Aaaaanyway, the tip is your way of reimbursing us. Yes, the store reimburses us, but don't you think you should chip in a little, too? I mean, you did force us to drive out to your house because you couldn't get in your own car and use your own gas, thus making us use up the gas we paid for. A delivery charge only pays for the drive out there, not the drive back. Here at Domino's in Cambridge, it's $1.99 a run, then an additional $.50 if you're out in the country or in Isanti, which is 7 miles from Cambridge. Even then, that extra half dollar doesn't come from your wallet, it comes directly from the store's till. That's all we get, folks. It's not like we're stealing a crap-ton of money from you.
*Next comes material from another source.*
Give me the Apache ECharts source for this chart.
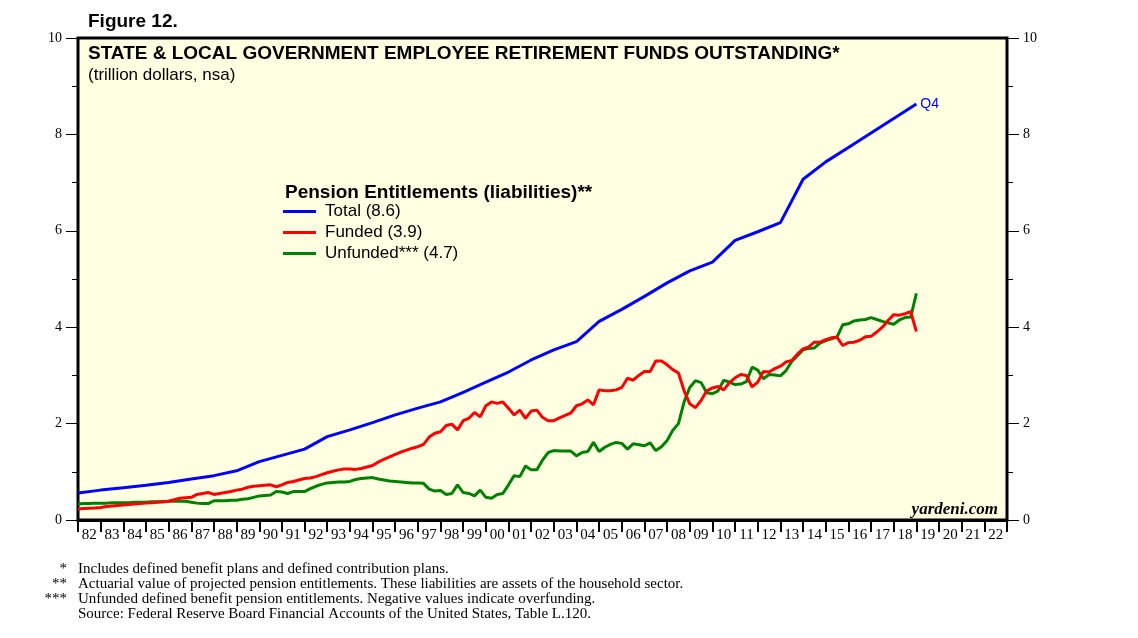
<!DOCTYPE html>
<html>
<head>
<meta charset="utf-8">
<script src="https://cdn.jsdelivr.net/npm/echarts@6/dist/echarts.min.js"></script>
<style>
  html, body { margin: 0; padding: 0; background: #fff; }
  #chart { width: 1138px; height: 638px; }
</style>
</head>
<body>
<div id="chart"></div>
<script>
// year labels along the bottom, one per year slot
const yearLabels = ['82','83','84','85','86','87','88','89','90','91','92','93','94','95','96','97','98','99','00','01','02','03','04','05','06','07','08','09','10','11','12','13','14','15','16','17','18','19','20','21','22'];

// total liabilities, read at the start of each year 1982..2019
const totalYears = [1982,1983,1984,1985,1986,1987,1988,1989,1990,1991,1992,1993,1994,1995,1996,1997,1998,1999,2000,2001,2002,2003,2004,2005,2006,2007,2008,2009,2010,2011,2012,2013,2014,2015,2016,2017,2018,2019];
const totalValues = [0.56,0.62,0.67,0.72,0.78,0.85,0.92,1.02,1.21,1.34,1.47,1.73,1.87,2.02,2.18,2.32,2.45,2.65,2.86,3.07,3.32,3.53,3.70,4.12,4.37,4.64,4.92,5.17,5.35,5.80,5.98,6.17,7.07,7.43,7.73,8.03,8.33,8.63];

// quarterly series, first point at 1982.0, one every quarter up to 2019.0
const quarterStart = 1982;
const fundedValues = [
  0.23,0.24,0.245,0.25, 0.26,0.28,0.29,0.30, 0.31,0.32,0.33,0.34, 0.35,0.36,0.37,0.38,
  0.39,0.42,0.45,0.46, 0.47,0.53,0.55,0.57, 0.53,0.55,0.57,0.59, 0.62,0.64,0.68,0.70,
  0.71,0.72,0.73,0.69, 0.73,0.78,0.80,0.83, 0.86,0.87,0.90,0.94, 0.98,1.01,1.04,1.06,
  1.06,1.05,1.07,1.10, 1.13,1.20,1.26,1.31, 1.36,1.41,1.45,1.49, 1.52,1.57,1.72,1.80,
  1.83,1.96,1.99,1.87, 2.06,2.11,2.23,2.14, 2.37,2.45,2.42,2.45, 2.32,2.18,2.28,2.11,
  2.26,2.28,2.13,2.06, 2.06,2.12,2.17,2.22, 2.37,2.41,2.49,2.39, 2.70,2.68,2.68,2.70,
  2.75,2.94,2.90,3.00, 3.08,3.08,3.30,3.30, 3.22,3.12,3.05,2.68, 2.41,2.33,2.48,2.68,
  2.74,2.77,2.70,2.85, 2.95,3.02,3.00,2.76, 2.86,3.08,3.07,3.14, 3.19,3.28,3.31,3.44,
  3.55,3.59,3.69,3.69, 3.74,3.78,3.79,3.62, 3.68,3.69,3.73,3.80, 3.81,3.90,4.00,4.14,
  4.26,4.25,4.28,4.32, 3.91
];
const unfundedValues = [
  0.33,0.34,0.34,0.35, 0.35,0.35,0.36,0.36, 0.36,0.36,0.37,0.37, 0.37,0.38,0.38,0.38,
  0.39,0.39,0.39,0.39, 0.37,0.35,0.34,0.34, 0.40,0.40,0.40,0.41, 0.41,0.43,0.44,0.47,
  0.50,0.51,0.52,0.59, 0.58,0.55,0.59,0.59, 0.59,0.65,0.70,0.74, 0.77,0.78,0.79,0.79,
  0.80,0.84,0.86,0.87, 0.88,0.85,0.83,0.81, 0.80,0.79,0.78,0.77, 0.77,0.76,0.64,0.60,
  0.61,0.53,0.55,0.73, 0.57,0.55,0.50,0.62, 0.47,0.45,0.53,0.55, 0.73,0.92,0.90,1.12,
  1.04,1.04,1.24,1.40, 1.44,1.43,1.43,1.43, 1.33,1.40,1.42,1.61, 1.42,1.51,1.57,1.61,
  1.59,1.47,1.58,1.56, 1.54,1.60,1.44,1.52, 1.65,1.86,2.00,2.45, 2.75,2.89,2.85,2.64,
  2.62,2.68,2.90,2.86, 2.81,2.82,2.87,3.17, 3.11,2.93,3.02,3.01, 2.99,3.10,3.29,3.41,
  3.53,3.56,3.57,3.67, 3.72,3.76,3.80,4.05, 4.07,4.13,4.15,4.16, 4.20,4.16,4.12,4.09,
  4.06,4.15,4.20,4.21, 4.70
];

const yTicks = ['0','2','4','6','8','10'];

const SANS = 'Liberation Sans, Arial, sans-serif';
const SERIF = 'Liberation Serif, Times New Roman, serif';

function quarterly(values) {
  return values.map((v, i) => [quarterStart + i / 4, v]);
}

const chart = echarts.init(document.getElementById('chart'));

const yAxisBase = {
  type: 'value',
  min: 0,
  max: 10,
  interval: 2,
  axisLine: { show: false },
  axisTick: { show: true, length: 12, lineStyle: { color: '#000', width: 1 } },
  minorTick: { show: true, splitNumber: 2, length: 6, lineStyle: { color: '#000', width: 1 } },
  splitLine: { show: false },
  axisLabel: {
    color: '#000',
    fontFamily: SERIF,
    fontSize: 14,
    margin: 16,
    formatter: (v) => yTicks[v / 2]
  }
};

const footFont = '15px ' + SERIF;

const option = {
  animation: false,
  backgroundColor: '#fff',
  title: [
    {
      text: 'Figure 12.',
      left: 88, top: 12, padding: 0,
      textStyle: { fontFamily: SANS, fontWeight: 'bold', fontSize: 19, color: '#000' }
    },
    {
      text: 'STATE & LOCAL GOVERNMENT EMPLOYEE RETIREMENT FUNDS OUTSTANDING*',
      left: 88, top: 44, padding: 0,
      textStyle: { fontFamily: SANS, fontWeight: 'bold', fontSize: 19, color: '#000' }
    },
    {
      text: '(trillion dollars, nsa)',
      left: 88, top: 67, padding: 0,
      textStyle: { fontFamily: SANS, fontWeight: 'normal', fontSize: 17, color: '#000' }
    },
    {
      text: 'Pension Entitlements (liabilities)**',
      left: 285, top: 183, padding: 0,
      textStyle: { fontFamily: SANS, fontWeight: 'bold', fontSize: 19, color: '#000' }
    }
  ],
  legend: {
    orient: 'vertical',
    left: 283,
    top: 203,
    padding: 0,
    itemWidth: 33,
    itemHeight: 3,
    itemGap: 4,
    icon: 'rect',
    textStyle: { fontFamily: SANS, fontSize: 17, color: '#000', padding: [0, 0, 0, 4] },
    data: ['Total (8.6)', 'Funded (3.9)', 'Unfunded*** (4.7)']
  },
  grid: {
    left: 78, right: 131, top: 38, bottom: 118,
    show: true,
    backgroundColor: '#FFFFE1',
    borderColor: '#000',
    borderWidth: 3
  },
  xAxis: [
    {
      type: 'category',
      data: yearLabels,
      boundaryGap: true,
      position: 'bottom',
      axisLine: { show: true, lineStyle: { color: '#000', width: 3 } },
      axisTick: { show: true, interval: 0, length: 12, lineStyle: { color: '#000', width: 2 } },
      axisLabel: { interval: 0, color: '#000', fontFamily: SERIF, fontSize: 15, margin: 8 },
      splitLine: { show: false }
    },
    {
      type: 'value',
      min: 1982,
      max: 2023,
      show: false
    }
  ],
  yAxis: [
    Object.assign({}, yAxisBase, { position: 'left' }),
    Object.assign({}, yAxisBase, { position: 'right' })
  ],
  series: [
    {
      name: 'Total (8.6)',
      type: 'line',
      xAxisIndex: 1,
      yAxisIndex: 0,
      data: totalYears.map((y, i) => [y, totalValues[i]]),
      showSymbol: false,
      lineStyle: { color: '#0000FF', width: 3 },
      itemStyle: { color: '#0000FF' },
      endLabel: {
        show: true,
        formatter: 'Q4',
        color: '#0000FF',
        fontFamily: SANS,
        fontSize: 14,
        distance: 4
      },
      z: 3
    },
    {
      name: 'Funded (3.9)',
      type: 'line',
      xAxisIndex: 1,
      yAxisIndex: 0,
      data: quarterly(fundedValues),
      showSymbol: false,
      lineStyle: { color: '#FF0000', width: 3 },
      itemStyle: { color: '#FF0000' },
      z: 3
    },
    {
      name: 'Unfunded*** (4.7)',
      type: 'line',
      xAxisIndex: 1,
      yAxisIndex: 0,
      data: quarterly(unfundedValues),
      showSymbol: false,
      lineStyle: { color: '#008000', width: 3 },
      itemStyle: { color: '#008000' },
      z: 2
    }
  ],
  graphic: [
    {
      type: 'text', right: 140, top: 501, z: 10,
      style: { text: 'yardeni.com', font: 'italic bold 17px ' + SERIF, fill: '#000' }
    },
    // footnote markers, right aligned
    { type: 'text', x: 67, y: 569, style: { text: '*', font: footFont, fill: '#000', align: 'right', verticalAlign: 'middle' } },
    { type: 'text', x: 67, y: 584, style: { text: '**', font: footFont, fill: '#000', align: 'right', verticalAlign: 'middle' } },
    { type: 'text', x: 67, y: 599, style: { text: '***', font: footFont, fill: '#000', align: 'right', verticalAlign: 'middle' } },
    // footnote text
    { type: 'text', x: 78, y: 569, style: { text: 'Includes defined benefit plans and defined contribution plans.', font: footFont, fill: '#000', verticalAlign: 'middle' } },
    { type: 'text', x: 78, y: 584, style: { text: 'Actuarial value of projected pension entitlements. These liabilities are assets of the household sector.', font: footFont, fill: '#000', verticalAlign: 'middle' } },
    { type: 'text', x: 78, y: 599, style: { text: 'Unfunded defined benefit pension entitlements. Negative values indicate overfunding.', font: footFont, fill: '#000', verticalAlign: 'middle' } },
    { type: 'text', x: 78, y: 614, style: { text: 'Source: Federal Reserve Board Financial Accounts of the United States, Table L.120.', font: footFont, fill: '#000', verticalAlign: 'middle' } }
  ]
};

chart.setOption(option);
</script>
</body>
</html>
Your best bet is to tip in that $3-$5 range. Maybe I just get lucky every night or something, because that's generally my average, while the boys tend to make about $2 a run. Or it could be that female factor. Who knows? ;)
We get a lot of stiffs, too. Stiffs are exactly as they sound: no tip. Stiffers annoy the bejeebers out of us. As I said before, that delivery charge only covers one way. By stiffing us, you are forcing us to pay more for gas than should be necessary. Anything above a dollar is well appreciated. Everything below will get you snide complaints back at the store and words of warning to the other drivers.
Why would you want to stiff a driver, anyway? Think rationally about this a minute...
- We know where you live.
- We will remember how to get to your house.
- We know all the best pranks for cars, yards, houses, and pets.
- We can easily acquire anything required for said pranks.
- Did I mention we know where you live?
We have reached the end of my extensive little rant (aha, I made a funny!), and I really, REALLY hope you learned something from this. Preferably, how to tip your driver. Because stiffers have been known to get flat tires a lot more often than you would think... ;)
Okay, that was a joke. We don't usually do anything to the stiffers besides gripe about them behind their backs. But this should teach you all a valuable lesson on how to treat your pizza driver!
Enjoy your freshly delivered food, and may your house never be egged! At least, not by us.